I've found it interesting that in cleaning myself up on the smoking front I've also started to do the same in other areas of my life. The house has never been so clean and tidy, I've a new drive and passion for work to push and truly become and expert in my field (I was pretty much just trundling along). I think this bundled together may add up to why I generally feel so much better. I've got more drive, more passion as well as more energy.
The financial side has also become a huge surprise! I can't believe I've been spending circa £2100 - £2600 on cigarettes on an annual basis! I've put this money to leasing a new eco friendly car (I travel £80 miles a day for work). Although this costs for the lease, my fuel bills have now dropped from £90 per week to around £25....AND I'm not poisoning as many bunnies
So all in all so far so good.
To all of you out there who are struggling, do NOT lose faith in what you're trying to achieve.

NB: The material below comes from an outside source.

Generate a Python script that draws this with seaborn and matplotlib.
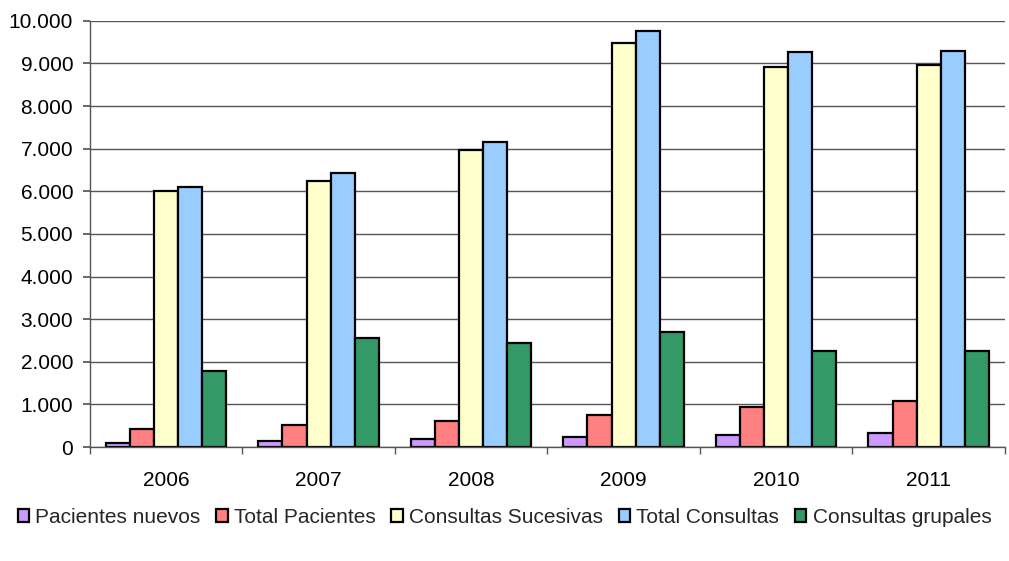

I'm not suggesting I'm an expert at quitting from smoking, but I'm becoming more and more experienced at it every day. It's easier said than done but I feel the true key is finding something else to focus your energy, passion, boredom and general well being on.
I truly feel the success of this quit for me is the point that I've not celebrated it, discussed it too often or....well taken much notice of it where possible. Doing so would have meant I would be bringing it to the forefront of my mind and therefore it could possibly trigger desires or cravings.
Well I think I've waffled more than enough for this time on a Saturday morning!